Easycash Dukung Upaya AFPI Pacu Literasi Keuangan Digital dan Pinjaman Daring

Easycash dan AFPI
Easycash dan AFPI

Langkah Asosiasi Fintech Pendanaan Bersama Indonesia (AFPI) dalam memasyarakatkan literasi keuangan terkait pinjaman daring melalui 'Siaran Literasi Pinjaman Daring Terlama', turut diapresiasi oleh Easycash.

Bahkan, AFPI akhirnya berhasil mencatatkan prestasi baru dengan meraih rekor Museum Rekor-Dunia Indonesia (MURI), untuk podcast tayangan langsung di YouTube selama 25 jam non-stop pada 21-22 Agustus 2025 tersebut.

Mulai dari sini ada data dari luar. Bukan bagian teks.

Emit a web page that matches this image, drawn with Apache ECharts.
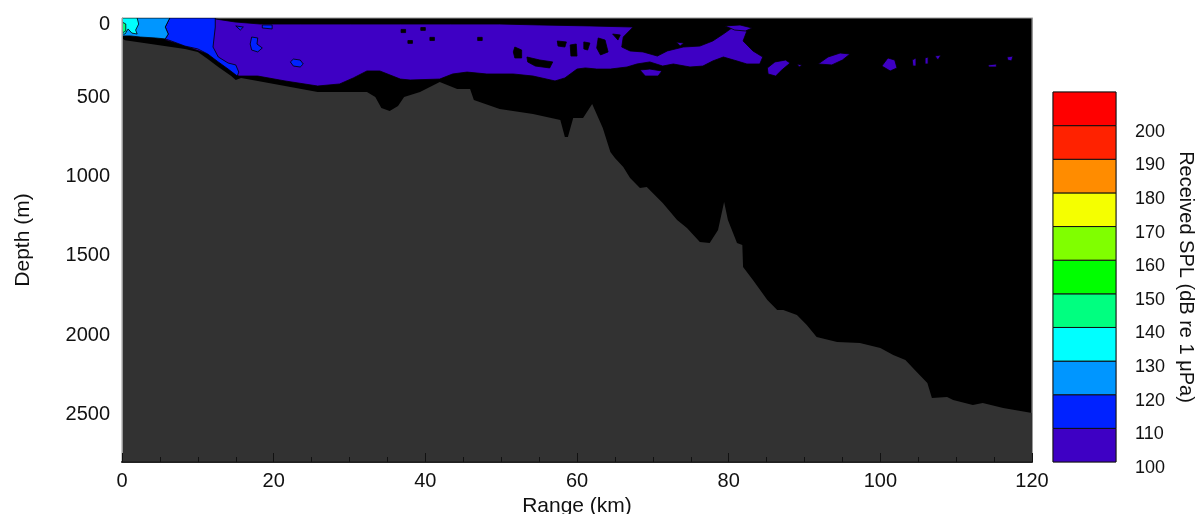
<!DOCTYPE html>
<html><head><meta charset="utf-8">
<script src="https://cdn.jsdelivr.net/npm/echarts@6/dist/echarts.min.js"></script>
<style>html,body{margin:0;padding:0;background:#fff}#c{width:1199px;height:514px}</style>
</head><body><div id="c"></div>
<script>
// Seafloor profile (range km, depth m)
const bathyRange = [0,0.4,3.8,6.5,8.3,10.0,11.3,12.7,14.4,15.0,15.7,17.9,21.5,25.8,32.3,33.4,34.2,35.3,36.4,37.2,39.3,41.9,44.2,45.9,46.4,49.8,54.2,57.8,58.4,58.8,59.5,60.8,62.0,63.4,64.4,65.0,66.1,67.0,68.3,69.2,71.3,73.2,74.5,76.2,77.5,78.6,79.4,79.9,81.1,81.8,81.9,83.2,85.1,86.4,87.2,89.0,90.3,91.6,94.3,97.3,100.0,101.7,103.3,104.8,106.2,106.8,108.8,109.6,112.2,113.5,116.2,120.0];
const bathyDepth = [130,140,164,183,195,214,259,309,366,391,378,397,429,467,467,498,568,586,555,498,467,404,448,448,517,574,605,643,750,750,631,631,542,694,845,883,940,1009,1072,1066,1167,1274,1324,1413,1419,1337,1160,1274,1419,1431,1570,1652,1778,1841,1841,1873,1936,2012,2043,2049,2081,2125,2157,2232,2302,2396,2390,2409,2440,2428,2459,2491];

// Colour scale (received SPL, dB re 1 uPa)
const splLevels = [100,110,120,130,140,150,160,170,180,190,200];
const splBandTop = [110,120,130,140,150,160,170,180,190,200,210];
const splColors = ['#3e00c4','#0022ff','#0096ff','#00ffff','#00ff80','#00ff00','#80ff00','#f5ff00','#ff8c00','#ff2200','#ff0000'];

// SPL contour regions [range km, depth m]
const purpleMain = [[5.7,0],[12.3,6],[14.9,25],[18.2,38],[23.5,38],[30.1,38],[36.7,38],[43.3,38],[49.8,38],[55.1,44],[61.7,50],[67.4,57],[66.1,120],[65.9,183],[67.0,208],[68.7,214],[70.6,240],[71.9,208],[74.0,183],[76.2,177],[77.9,145],[79.3,101],[80.6,57],[82.4,82],[81.9,145],[83.2,208],[84.5,246],[84.1,290],[82.4,290],[81.1,271],[79.3,246],[77.9,271],[76.6,303],[74.9,309],[72.7,290],[71.3,303],[69.6,277],[67.9,290],[66.6,309],[64.4,322],[62.6,322],[61.1,315],[60.0,322],[58.4,378],[57.1,397],[54.2,366],[51.6,353],[48.1,353],[45.5,341],[43.6,353],[41.9,385],[38.0,391],[36.7,385],[34.0,334],[32.3,334],[30.5,378],[28.7,416],[25.8,429],[21.5,397],[17.9,366],[15.4,366],[14.0,322],[11.3,227],[8.3,177],[5.7,139]];
const purpleP1 = [[68.3,328],[69.6,322],[71.2,334],[70.7,366],[69.0,366]];
const purpleP2 = [[85.1,315],[86.1,277],[87.5,265],[88.1,284],[87.0,328],[86.2,366],[85.2,353]];
const purpleP3 = [[91.8,290],[93.1,246],[94.7,221],[96.0,227],[95.0,265],[93.6,296]];
const purpleP4 = [[100.2,303],[101.0,252],[101.9,265],[102.2,315],[101.3,334]];
const purpleP5 = [[104.2,265],[104.7,252],[104.7,303],[104.3,303]];
const purpleP6 = [[105.9,252],[106.3,246],[106.3,290],[105.9,290]];
const purpleP7 = [[107.2,240],[108.0,233],[107.6,265]];
const purpleP8 = [[114.2,296],[115.3,290],[115.3,309],[114.3,309]];
const purpleP9 = [[116.7,246],[117.5,240],[117.3,271],[116.8,265]];
const purpleP10 = [[89.0,290],[89.7,296],[89.3,309]];
const purpleP11 = [[73.1,151],[74.1,158],[73.6,177]];
const purpleP12 = [[79.5,50],[81.5,44],[83.1,63],[82.2,82],[80.8,76]];
const quietH1 = [[51.8,183],[52.7,202],[52.7,252],[51.8,252],[51.6,214]];
const quietH2 = [[53.4,246],[55.1,265],[56.8,277],[56.4,315],[54.5,303],[53.5,277]];
const quietH3 = [[59.1,170],[59.9,164],[60.0,240],[59.2,240]];
const quietH4 = [[57.4,145],[58.6,151],[58.4,183],[57.5,177]];
const quietH5 = [[60.9,151],[61.7,158],[61.4,202],[60.9,195]];
const quietH6 = [[62.8,126],[63.7,139],[64.1,214],[63.1,233],[62.6,189]];
const quietH7 = [[64.7,101],[65.7,107],[65.4,139]];
const quietD1 = [[36.8,72],[37.4,72],[37.4,92],[36.8,92]];
const quietD2 = [[39.4,60],[40.0,60],[40.0,78],[39.4,78]];
const quietD3 = [[37.7,142],[38.3,142],[38.3,160],[37.7,160]];
const quietD4 = [[40.6,122],[41.2,122],[41.2,142],[40.6,142]];
const quietD5 = [[46.9,122],[47.5,122],[47.5,142],[46.9,142]];
const blueMain = [[6.3,0],[12.3,0],[12.3,57],[12.0,183],[12.7,246],[14.0,284],[15.0,296],[15.4,341],[15.2,366],[14.0,322],[12.7,277],[11.3,227],[10.0,195],[8.3,177],[6.5,145],[5.7,132],[6.1,101],[5.7,57],[6.1,19]];
const blueB1 = [[17.1,120],[17.9,126],[17.8,164],[18.5,189],[17.9,214],[17.1,202],[16.9,164]];
const blueB2 = [[22.6,259],[23.5,265],[23.9,290],[23.5,309],[22.6,303],[22.2,277]];
const blueB3 = [[18.5,44],[19.8,44],[19.8,69],[18.5,63]];
const blueB4 = [[15.0,50],[16.0,57],[15.6,76]];
const lightBlue = [[1.7,0],[6.3,0],[6.1,19],[5.7,57],[6.1,101],[5.7,132],[4.4,126],[2.4,120],[1.1,113],[0,113],[0,76]];
const cyanZone = [[0,0],[2.0,0],[2.2,38],[1.8,76],[2.0,101],[1.3,95],[0.8,69],[0.4,101],[0,101]];
const greenZone = [[0,25],[0.5,38],[0.5,82],[0,95]];

const zones = [
  {level:100, pts:purpleMain},{level:100, pts:purpleP1},{level:100, pts:purpleP2},{level:100, pts:purpleP3},
  {level:100, pts:purpleP4},{level:100, pts:purpleP5},{level:100, pts:purpleP6},{level:100, pts:purpleP7},
  {level:100, pts:purpleP8},{level:100, pts:purpleP9},{level:100, pts:purpleP10},{level:100, pts:purpleP11},{level:100, pts:purpleP12},
  {level:null, pts:quietH1},{level:null, pts:quietH2},{level:null, pts:quietH3},{level:null, pts:quietH4},
  {level:null, pts:quietH5},{level:null, pts:quietH6},{level:null, pts:quietH7},
  {level:null, pts:quietD1},{level:null, pts:quietD2},{level:null, pts:quietD3},{level:null, pts:quietD4},{level:null, pts:quietD5},
  {level:110, pts:blueMain},{level:110, pts:blueB1},{level:110, pts:blueB2},{level:110, pts:blueB3},{level:110, pts:blueB4},
  {level:120, pts:lightBlue},{level:130, pts:cyanZone},{level:140, pts:greenZone}
];
function colorFor(level){ if(level===null) return '#000'; return splColors[splLevels.indexOf(level)]; }

const FONT = '"Liberation Sans", Arial, sans-serif';
const chart = echarts.init(document.getElementById('c'), null, {renderer:'canvas'});
chart.setOption({
  backgroundColor:'#fff',
  animation:false,
  textStyle:{fontFamily:FONT, color:'#111'},
  grid:[
    {left:122, top:18, width:910, height:444, show:true, backgroundColor:'#000', borderColor:'#999', borderWidth:1, containLabel:false, outerBoundsMode:'none'},
    {left:1053, top:92, width:63, height:370, show:true, backgroundColor:'transparent', borderColor:'#888', borderWidth:1, containLabel:false, outerBoundsMode:'none'}
  ],
  xAxis:[
    {gridIndex:0, type:'value', min:0, max:120, interval:20, z:10, position:'bottom',
     name:'Range (km)', nameLocation:'middle', nameGap:32, nameTextStyle:{fontSize:21, fontFamily:FONT, color:'#111'},
     axisLine:{show:true, onZero:false, lineStyle:{color:'#222', width:2}},
     axisTick:{show:true, inside:true, length:9, lineStyle:{color:'#111', width:1}},
     minorTick:{show:true, splitNumber:4, length:5, lineStyle:{color:'#111', width:1}},
     axisLabel:{fontSize:20, margin:9, color:'#111', fontFamily:FONT},
     splitLine:{show:false}, minorSplitLine:{show:false}},
    {gridIndex:1, type:'value', min:0, max:1, show:false}
  ],
  yAxis:[
    {gridIndex:0, type:'value', min:0, max:2800, interval:500, inverse:true, z:10, position:'left',
     name:'Depth (m)', nameLocation:'middle', nameGap:88, nameRotate:90, nameTextStyle:{fontSize:21, fontFamily:FONT, color:'#111'},
     axisLine:{show:true, onZero:false, lineStyle:{color:'#999', width:1}},
     axisTick:{show:false},
     axisLabel:{fontSize:20, margin:12, color:'#111', fontFamily:FONT, showMaxLabel:false,
       formatter:function(v){ if(v % 500 !== 0) return ''; return v===0 ? '{z|0}' : String(v); },
       rich:{z:{fontSize:20, padding:[12,0,0,0], fontFamily:FONT, color:'#111'}}},
     splitLine:{show:false}},
    {gridIndex:1, type:'value', min:100, max:210, interval:10, position:'right',
     name:'Received SPL (dB re 1 μPa)', nameLocation:'middle', nameGap:60, nameRotate:-90,
     nameTextStyle:{fontSize:20, fontFamily:FONT, color:'#111'},
     axisLine:{show:false}, axisTick:{show:false}, splitLine:{show:false},
     axisLabel:{margin:19, color:'#111', fontFamily:FONT,
       formatter:function(v){ return v>=210 ? '' : '{a|'+v+'}'; },
       rich:{a:{fontSize:18, padding:[12,0,0,0], fontFamily:FONT, color:'#111'}}}},
    {gridIndex:0, type:'value', min:0, max:2800, inverse:true, position:'right', z:10,
     axisLine:{show:true, onZero:false, lineStyle:{color:'#999', width:1}}, axisTick:{show:false}, axisLabel:{show:false}, splitLine:{show:false}}
  ],
  series:[
    {type:'custom', xAxisIndex:0, yAxisIndex:0, z:2, clip:true,
     data: zones.map(function(z){ return [z.pts[0][0], z.pts[0][1]]; }),
     encode:{x:0, y:1},
     renderItem:function(params, api){
       const z = zones[params.dataIndex];
       const pts = z.pts.map(function(p){ return api.coord(p); });
       return {type:'polygon', shape:{points:pts}, style:{fill:colorFor(z.level), stroke:'#000', lineWidth:0.8}};
     }},
    {type:'line', xAxisIndex:0, yAxisIndex:0, z:3, showSymbol:false, symbol:'none',
     data: bathyRange.map(function(r,i){ return [r, bathyDepth[i]]; }),
     lineStyle:{width:0, color:'#323232'},
     areaStyle:{color:'#323232', opacity:1, origin:'end'}},
    {type:'custom', xAxisIndex:1, yAxisIndex:1, z:2,
     data: splLevels.map(function(l,i){ return [0, l, splBandTop[i]]; }),
     encode:{x:0, y:1},
     renderItem:function(params, api){
       const i = params.dataIndex;
       const p0 = api.coord([0, splLevels[i]]);
       const p1 = api.coord([1, splBandTop[i]]);
       return {type:'rect', shape:{x:p0[0], y:p1[1], width:p1[0]-p0[0], height:p0[1]-p1[1]},
               style:{fill:splColors[i], stroke:'#111', lineWidth:1}};
     }}
  ]
});
</script></body></html>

Direktur Utama Easycash, Nucky Poedjiardjo mengatakan, program ini menghadirkan lebih dari 25 topik dalam 50 sesi, mulai dari pemahaman dasar mengenai pinjaman daring (pindar), literasi keuangan digital, bahaya pinjol ilegal, hingga peran industri pindar dalam sinergi membangun perekonomian nasional.

"Easycash mengapresiasi kerja keras AFPI dalam memperluas literasi keuangan. Program ini mencerminkan komitmen bersama seluruh pelaku industri, untuk menghadirkan ekosistem keuangan digital yang lebih inklusif dan berkelanjutan," kata Nucky dalam keterangannya, Rabu, 3 September 2025.

IDBS 2025, Easycash

IDBS 2025, Easycash

Sebagai bagian dari rangkaian program edukasi tersebut, Ketua Bidang External Affairs and Advocacy AFPI sekaligus Direktur Easycash, Harza Sandityo, turut berperan aktif dengan membawakan materi terkait tata kelola platform Pindar.

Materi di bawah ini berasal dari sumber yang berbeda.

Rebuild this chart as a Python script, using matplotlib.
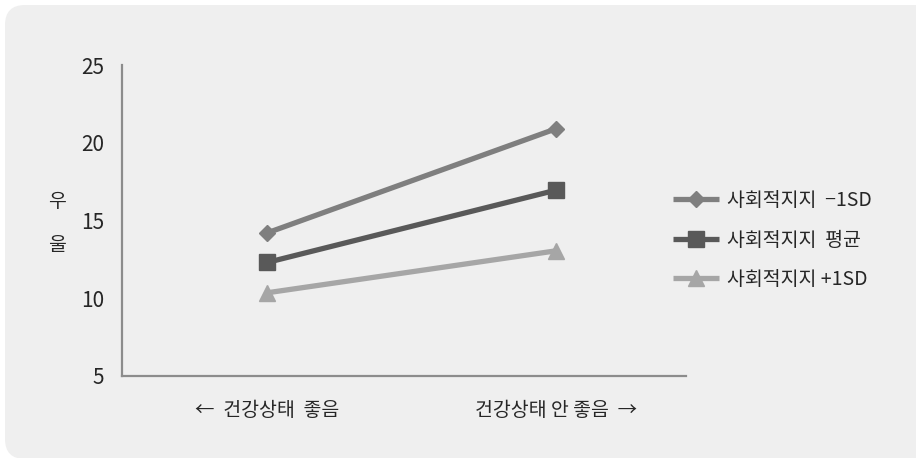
import matplotlib.pyplot as plt
from matplotlib.patches import FancyBboxPatch

plt.rcParams['font.family'] = ['Noto Sans CJK KR', 'DejaVu Sans']
plt.rcParams['font.size'] = 14

categories = ["←  건강상태  좋음", "건강상태 안 좋음  →"]
series_names = ["사회적지지  −1SD", "사회적지지  평균", "사회적지지 +1SD"]
low_sd = [14.2, 20.9]
mean_sd = [12.3, 16.95]
high_sd = [10.35, 13.05]
yticks = [5, 10, 15, 20, 25]

colors = ["#7f7f7f", "#595959", "#a6a6a6"]
markers = ["D", "s", "^"]
msizes = [8, 11, 11]

W, H = 916, 458
fig = plt.figure(figsize=(W / 100, H / 100), dpi=100)
fig.patch.set_facecolor("white")

# rounded light-gray panel, drawn in inches so the corner stays round
panel = FancyBboxPatch((0.05, -0.01), 9.6, 4.54,
                       boxstyle="round,pad=0,rounding_size=0.2",
                       transform=fig.dpi_scale_trans, facecolor="#efefef",
                       edgecolor="none", zorder=-10)
fig.patches.append(panel)

ax = fig.add_axes([122 / W, 1 - 376 / H, (686 - 122) / W, (376 - 65) / H])
ax.set_facecolor("none")

x = [0, 1]
for vals, name, c, m, ms in zip([low_sd, mean_sd, high_sd], series_names, colors, markers, msizes):
    ax.plot(x, vals, color=c, lw=3.8, marker=m, markersize=ms, label=name,
            markeredgecolor=c, solid_capstyle="butt")

ax.set_xlim(-0.502, 1.45)
ax.set_ylim(5, 25)
ax.set_yticks(yticks)
ax.set_xticks(x)
ax.set_xticklabels(categories, color="#262626")
ax.tick_params(axis="both", length=0, labelsize=14, colors="#262626")
ax.tick_params(axis="y", labelsize=15, pad=13)
ax.tick_params(axis="x", pad=17)

for s in ["top", "right"]:
    ax.spines[s].set_visible(False)
for s in ["left", "bottom"]:
    ax.spines[s].set_color("#8c8c8c")
    ax.spines[s].set_linewidth(1.6)

fig.text(57 / W, 1 - 201 / H, "우", ha="center", va="center", fontsize=14, color="#262626")
fig.text(57 / W, 1 - 245 / H, "울", ha="center", va="center", fontsize=14, color="#262626")

leg = ax.legend(loc="center left", bbox_to_anchor=(655 / W, 1 - 240 / H),
                bbox_transform=fig.transFigure, frameon=False, fontsize=14,
                handlelength=2.4, labelspacing=0.95, handletextpad=0.4)
for t in leg.get_texts():
    t.set_color("#262626")

fig.savefig("out.png", dpi=100, facecolor=fig.get_facecolor())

Dalam sesi tersebut, Harza menegaskan bahwa industri pindar merupakan bagian dari lembaga jasa keuangan yang sangat teregulasi. Menurutnya, masih terdapat banyak kesalahpahaman di masyarakat yang menganggap bahwa industri ini belum memiliki peraturan yang memadai.

Padahal, OJK telah mengeluarkan banyak peraturan, termasuk salah satu diantaranya POJK 40 Tahun 2024, yang mengatur secara rinci aspek-aspek tata kelola yang baik atau good corporate governance (GCG).

"Regulasi ini diperkuat oleh Undang-undang Pengembangan dan Penguatan Sektor Keuangan (UU P2SK) yang secara resmi menjadikan pindar sebagai lembaga jasa keuangan," ujar Harza.

Dia menjelaskan, tantangan terbesar industri saat ini bukanlah ketiadaan aturan, melainkan kesenjangan literasi dan advokasi. Sebagai industri yang relatif baru memasuki usia 10 tahun, baik pelaku usaha maupun masyarakatnya masih perlu belajar dan beradaptasi dengan cepatnya perubahan regulasi.

"Literasi keuangan adalah PR besar kita bersama sebagai bangsa. Kami percaya, kunci untuk membangun ekosistem yang sehat adalah meningkatkan pemahaman di semua pihak, baik dari sisi platform maupun pengguna," ujarnya.